[Start of Dataset section]

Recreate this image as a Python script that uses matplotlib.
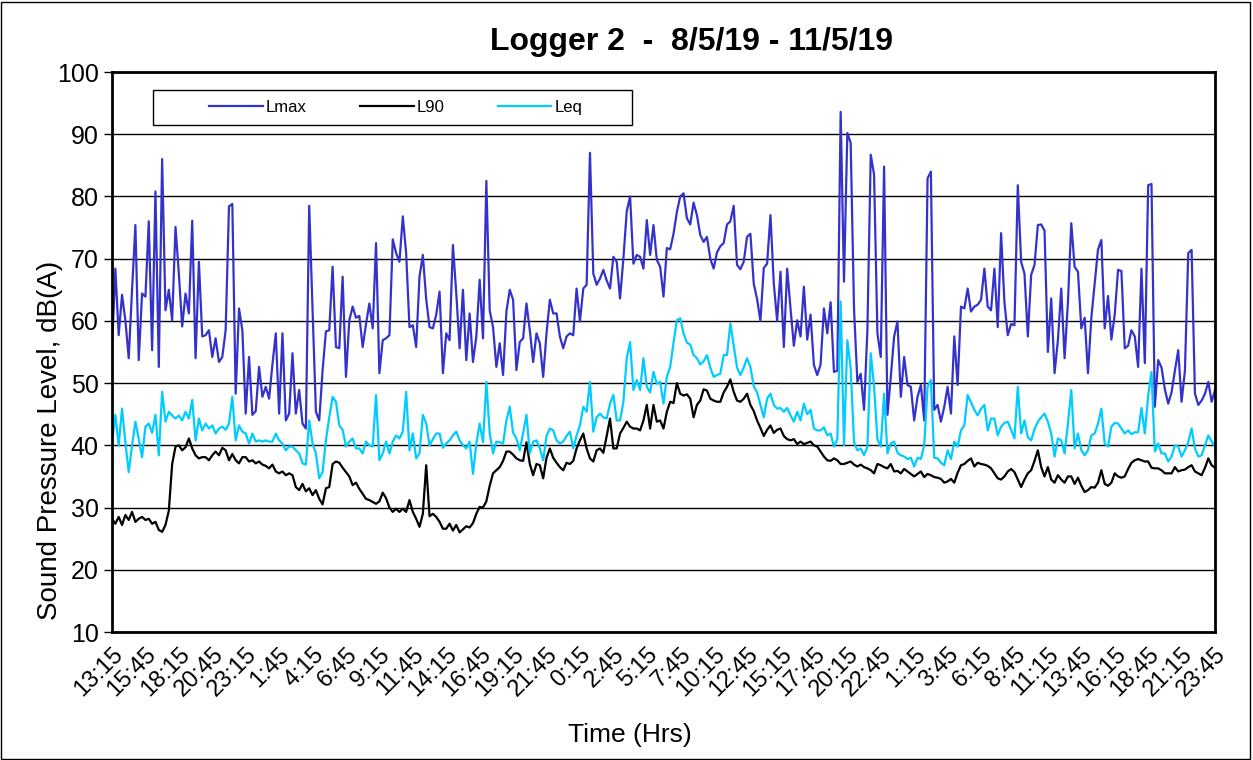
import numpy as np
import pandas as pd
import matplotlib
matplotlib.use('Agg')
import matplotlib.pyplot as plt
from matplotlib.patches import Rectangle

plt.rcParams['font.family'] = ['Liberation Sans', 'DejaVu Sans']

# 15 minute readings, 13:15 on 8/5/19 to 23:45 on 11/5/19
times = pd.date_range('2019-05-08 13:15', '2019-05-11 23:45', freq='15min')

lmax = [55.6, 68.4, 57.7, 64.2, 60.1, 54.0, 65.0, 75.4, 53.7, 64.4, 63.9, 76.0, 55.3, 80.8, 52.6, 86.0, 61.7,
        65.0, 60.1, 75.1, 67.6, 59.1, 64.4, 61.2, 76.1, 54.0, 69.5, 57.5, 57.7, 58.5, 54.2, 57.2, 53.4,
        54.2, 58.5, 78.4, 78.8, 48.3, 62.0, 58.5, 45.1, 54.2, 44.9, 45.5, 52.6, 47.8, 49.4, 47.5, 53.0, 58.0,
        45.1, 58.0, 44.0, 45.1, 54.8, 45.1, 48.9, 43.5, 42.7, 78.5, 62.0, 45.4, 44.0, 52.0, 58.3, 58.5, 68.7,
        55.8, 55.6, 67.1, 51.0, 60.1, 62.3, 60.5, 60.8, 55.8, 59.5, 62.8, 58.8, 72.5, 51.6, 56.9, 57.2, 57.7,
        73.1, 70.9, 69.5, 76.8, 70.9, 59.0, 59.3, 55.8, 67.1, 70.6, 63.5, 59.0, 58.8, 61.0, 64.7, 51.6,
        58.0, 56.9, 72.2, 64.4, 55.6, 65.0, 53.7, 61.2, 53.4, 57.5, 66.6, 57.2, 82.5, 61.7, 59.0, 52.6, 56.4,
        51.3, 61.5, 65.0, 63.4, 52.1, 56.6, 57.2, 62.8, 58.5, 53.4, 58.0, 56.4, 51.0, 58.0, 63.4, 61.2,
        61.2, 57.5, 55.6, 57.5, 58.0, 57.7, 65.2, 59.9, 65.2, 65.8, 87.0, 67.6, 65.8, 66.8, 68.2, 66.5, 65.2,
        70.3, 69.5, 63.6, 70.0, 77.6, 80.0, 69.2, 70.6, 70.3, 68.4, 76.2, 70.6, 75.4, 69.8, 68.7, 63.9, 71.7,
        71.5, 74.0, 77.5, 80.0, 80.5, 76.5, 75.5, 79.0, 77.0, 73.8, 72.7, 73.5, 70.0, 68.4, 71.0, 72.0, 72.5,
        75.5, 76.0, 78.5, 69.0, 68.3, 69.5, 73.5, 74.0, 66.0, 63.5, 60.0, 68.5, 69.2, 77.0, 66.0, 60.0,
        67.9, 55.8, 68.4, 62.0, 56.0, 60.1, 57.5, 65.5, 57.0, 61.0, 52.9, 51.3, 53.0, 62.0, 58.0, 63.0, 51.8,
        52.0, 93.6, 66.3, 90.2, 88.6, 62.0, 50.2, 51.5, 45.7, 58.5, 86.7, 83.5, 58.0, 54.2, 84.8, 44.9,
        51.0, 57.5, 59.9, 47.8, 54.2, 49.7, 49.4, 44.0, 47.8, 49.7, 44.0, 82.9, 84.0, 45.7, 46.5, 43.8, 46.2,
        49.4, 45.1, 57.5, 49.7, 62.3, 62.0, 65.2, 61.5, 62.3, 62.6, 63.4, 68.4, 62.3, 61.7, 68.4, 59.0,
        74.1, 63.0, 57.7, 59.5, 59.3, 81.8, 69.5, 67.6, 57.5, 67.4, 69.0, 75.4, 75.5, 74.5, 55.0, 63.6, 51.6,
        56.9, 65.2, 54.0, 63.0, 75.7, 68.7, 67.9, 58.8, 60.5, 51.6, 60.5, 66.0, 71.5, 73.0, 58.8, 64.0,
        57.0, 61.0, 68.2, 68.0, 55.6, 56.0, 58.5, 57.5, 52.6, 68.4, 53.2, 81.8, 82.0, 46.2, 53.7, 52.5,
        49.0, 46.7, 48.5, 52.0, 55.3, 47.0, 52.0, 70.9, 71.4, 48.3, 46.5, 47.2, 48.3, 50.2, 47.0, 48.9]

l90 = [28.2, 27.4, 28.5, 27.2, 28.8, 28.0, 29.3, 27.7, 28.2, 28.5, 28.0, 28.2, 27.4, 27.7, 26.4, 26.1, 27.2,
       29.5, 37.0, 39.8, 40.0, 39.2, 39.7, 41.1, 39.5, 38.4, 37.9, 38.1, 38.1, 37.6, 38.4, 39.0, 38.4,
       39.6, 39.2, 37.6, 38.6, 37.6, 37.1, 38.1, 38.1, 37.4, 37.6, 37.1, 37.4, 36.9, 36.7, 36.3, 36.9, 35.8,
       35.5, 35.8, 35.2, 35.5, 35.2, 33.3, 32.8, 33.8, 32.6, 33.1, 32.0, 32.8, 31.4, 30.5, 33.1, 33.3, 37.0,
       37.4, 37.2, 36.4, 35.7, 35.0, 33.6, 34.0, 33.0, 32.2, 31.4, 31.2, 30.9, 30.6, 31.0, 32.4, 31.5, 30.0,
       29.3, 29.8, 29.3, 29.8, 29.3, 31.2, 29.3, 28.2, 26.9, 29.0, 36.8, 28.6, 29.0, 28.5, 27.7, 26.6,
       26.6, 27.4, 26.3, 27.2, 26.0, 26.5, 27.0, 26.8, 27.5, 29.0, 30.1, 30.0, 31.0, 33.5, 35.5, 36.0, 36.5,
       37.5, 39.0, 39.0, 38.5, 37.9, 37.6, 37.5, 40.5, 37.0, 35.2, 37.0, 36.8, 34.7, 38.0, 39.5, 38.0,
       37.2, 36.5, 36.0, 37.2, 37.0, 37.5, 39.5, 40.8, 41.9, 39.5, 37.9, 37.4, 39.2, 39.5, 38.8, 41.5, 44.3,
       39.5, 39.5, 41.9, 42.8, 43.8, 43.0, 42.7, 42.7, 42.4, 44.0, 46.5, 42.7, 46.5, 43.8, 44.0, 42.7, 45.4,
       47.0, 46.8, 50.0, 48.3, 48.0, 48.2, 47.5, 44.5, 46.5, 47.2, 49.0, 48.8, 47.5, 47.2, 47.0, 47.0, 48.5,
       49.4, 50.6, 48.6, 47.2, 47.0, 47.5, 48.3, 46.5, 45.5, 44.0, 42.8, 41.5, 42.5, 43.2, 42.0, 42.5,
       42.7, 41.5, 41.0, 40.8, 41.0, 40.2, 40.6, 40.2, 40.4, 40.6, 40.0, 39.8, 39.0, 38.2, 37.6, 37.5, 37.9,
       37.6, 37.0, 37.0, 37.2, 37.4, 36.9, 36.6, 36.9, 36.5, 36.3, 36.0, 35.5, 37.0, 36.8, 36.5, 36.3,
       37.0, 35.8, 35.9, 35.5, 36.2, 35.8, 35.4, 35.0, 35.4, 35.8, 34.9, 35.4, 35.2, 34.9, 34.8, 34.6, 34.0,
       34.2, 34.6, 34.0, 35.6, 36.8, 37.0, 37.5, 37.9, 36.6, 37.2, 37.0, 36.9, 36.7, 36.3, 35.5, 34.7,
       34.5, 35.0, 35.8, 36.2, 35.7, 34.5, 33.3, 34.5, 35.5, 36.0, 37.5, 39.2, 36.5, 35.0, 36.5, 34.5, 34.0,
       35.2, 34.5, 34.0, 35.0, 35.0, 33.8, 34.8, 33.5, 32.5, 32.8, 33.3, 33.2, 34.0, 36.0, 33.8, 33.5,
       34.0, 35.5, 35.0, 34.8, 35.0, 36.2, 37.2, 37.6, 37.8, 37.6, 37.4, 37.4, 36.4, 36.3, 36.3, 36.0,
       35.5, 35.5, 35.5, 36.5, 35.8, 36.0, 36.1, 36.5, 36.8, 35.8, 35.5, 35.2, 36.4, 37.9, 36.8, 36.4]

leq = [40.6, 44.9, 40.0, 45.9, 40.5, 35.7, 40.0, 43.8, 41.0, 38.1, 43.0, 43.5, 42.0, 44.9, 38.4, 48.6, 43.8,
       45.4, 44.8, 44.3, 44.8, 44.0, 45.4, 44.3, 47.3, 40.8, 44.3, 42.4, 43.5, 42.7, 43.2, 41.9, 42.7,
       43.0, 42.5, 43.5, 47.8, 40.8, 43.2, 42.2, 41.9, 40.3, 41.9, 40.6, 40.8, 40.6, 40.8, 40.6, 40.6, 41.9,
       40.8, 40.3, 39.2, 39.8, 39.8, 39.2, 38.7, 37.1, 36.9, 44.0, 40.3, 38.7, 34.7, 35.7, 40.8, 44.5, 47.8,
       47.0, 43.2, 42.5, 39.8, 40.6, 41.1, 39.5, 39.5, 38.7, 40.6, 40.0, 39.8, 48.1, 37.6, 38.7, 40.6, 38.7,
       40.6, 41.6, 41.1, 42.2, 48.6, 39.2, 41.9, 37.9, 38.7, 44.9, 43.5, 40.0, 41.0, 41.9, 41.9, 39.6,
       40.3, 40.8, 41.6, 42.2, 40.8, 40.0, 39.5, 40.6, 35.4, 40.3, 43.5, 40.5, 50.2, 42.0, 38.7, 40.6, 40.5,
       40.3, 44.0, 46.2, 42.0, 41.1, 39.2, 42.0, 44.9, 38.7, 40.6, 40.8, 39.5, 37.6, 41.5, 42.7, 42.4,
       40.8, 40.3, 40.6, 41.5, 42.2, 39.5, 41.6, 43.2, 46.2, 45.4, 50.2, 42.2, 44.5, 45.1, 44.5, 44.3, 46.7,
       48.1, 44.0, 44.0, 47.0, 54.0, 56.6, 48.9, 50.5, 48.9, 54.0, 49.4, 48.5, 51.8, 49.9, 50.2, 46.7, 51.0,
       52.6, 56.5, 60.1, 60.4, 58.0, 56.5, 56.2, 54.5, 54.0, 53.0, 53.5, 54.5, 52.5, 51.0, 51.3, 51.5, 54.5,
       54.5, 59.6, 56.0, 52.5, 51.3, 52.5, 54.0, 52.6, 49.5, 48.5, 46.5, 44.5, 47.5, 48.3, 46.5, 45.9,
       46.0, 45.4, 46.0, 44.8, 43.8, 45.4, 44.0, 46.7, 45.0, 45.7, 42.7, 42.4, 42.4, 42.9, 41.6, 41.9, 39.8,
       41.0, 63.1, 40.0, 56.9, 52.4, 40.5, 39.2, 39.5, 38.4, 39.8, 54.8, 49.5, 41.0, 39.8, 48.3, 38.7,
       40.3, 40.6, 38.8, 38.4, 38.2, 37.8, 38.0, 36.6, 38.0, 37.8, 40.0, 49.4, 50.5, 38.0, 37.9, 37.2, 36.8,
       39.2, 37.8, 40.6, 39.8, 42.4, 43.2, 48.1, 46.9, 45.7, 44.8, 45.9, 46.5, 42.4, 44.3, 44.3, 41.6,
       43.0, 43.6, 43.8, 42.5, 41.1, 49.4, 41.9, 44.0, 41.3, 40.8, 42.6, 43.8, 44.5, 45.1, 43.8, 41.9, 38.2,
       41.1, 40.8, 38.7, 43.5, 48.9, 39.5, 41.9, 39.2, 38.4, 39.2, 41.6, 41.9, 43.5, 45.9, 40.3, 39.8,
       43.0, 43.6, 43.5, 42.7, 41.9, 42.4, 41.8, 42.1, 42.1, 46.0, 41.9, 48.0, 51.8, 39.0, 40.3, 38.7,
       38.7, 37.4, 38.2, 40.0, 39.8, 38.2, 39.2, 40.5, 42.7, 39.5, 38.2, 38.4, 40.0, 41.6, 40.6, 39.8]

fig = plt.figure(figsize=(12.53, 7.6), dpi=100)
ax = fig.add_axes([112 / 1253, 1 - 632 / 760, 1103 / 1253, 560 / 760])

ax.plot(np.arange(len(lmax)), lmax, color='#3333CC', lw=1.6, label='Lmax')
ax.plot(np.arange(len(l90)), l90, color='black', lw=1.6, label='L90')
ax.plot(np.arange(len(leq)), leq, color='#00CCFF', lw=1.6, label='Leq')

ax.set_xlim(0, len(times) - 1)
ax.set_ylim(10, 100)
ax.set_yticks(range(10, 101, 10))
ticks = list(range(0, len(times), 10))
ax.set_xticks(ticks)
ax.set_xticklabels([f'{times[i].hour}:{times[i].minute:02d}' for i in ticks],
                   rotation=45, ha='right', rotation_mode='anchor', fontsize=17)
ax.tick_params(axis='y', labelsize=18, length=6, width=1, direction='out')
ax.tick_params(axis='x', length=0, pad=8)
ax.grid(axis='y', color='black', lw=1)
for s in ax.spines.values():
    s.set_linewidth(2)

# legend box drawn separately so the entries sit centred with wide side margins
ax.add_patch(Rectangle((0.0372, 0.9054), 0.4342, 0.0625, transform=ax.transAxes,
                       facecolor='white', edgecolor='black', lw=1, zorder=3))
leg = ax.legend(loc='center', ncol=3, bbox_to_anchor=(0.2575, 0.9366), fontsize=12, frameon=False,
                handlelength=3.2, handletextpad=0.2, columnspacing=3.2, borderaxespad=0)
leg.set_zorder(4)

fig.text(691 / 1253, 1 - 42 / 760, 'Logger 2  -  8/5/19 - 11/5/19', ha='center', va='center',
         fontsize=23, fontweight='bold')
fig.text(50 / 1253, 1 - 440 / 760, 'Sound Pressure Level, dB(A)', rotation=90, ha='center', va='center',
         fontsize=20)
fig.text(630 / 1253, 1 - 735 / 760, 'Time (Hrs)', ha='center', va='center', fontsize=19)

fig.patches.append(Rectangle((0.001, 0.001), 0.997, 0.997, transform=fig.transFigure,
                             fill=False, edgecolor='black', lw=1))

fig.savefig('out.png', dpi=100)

[End of Dataset section]

### Do this
Leave out the pictures and repeat the lines from the start of the material through the line with "times = pd.date_range('2019-05-08", inclusive.

### Answer to the exercise
Recreate this image as a Python script that uses matplotlib.
import numpy as np
import pandas as pd
import matplotlib
matplotlib.use('Agg')
import matplotlib.pyplot as plt
from matplotlib.patches import Rectangle

plt.rcParams['font.family'] = ['Liberation Sans', 'DejaVu Sans']

# 15 minute readings, 13:15 on 8/5/19 to 23:45 on 11/5/19
times = pd.date_range('2019-05-08 13:15', '2019-05-11 23:45', freq='15min')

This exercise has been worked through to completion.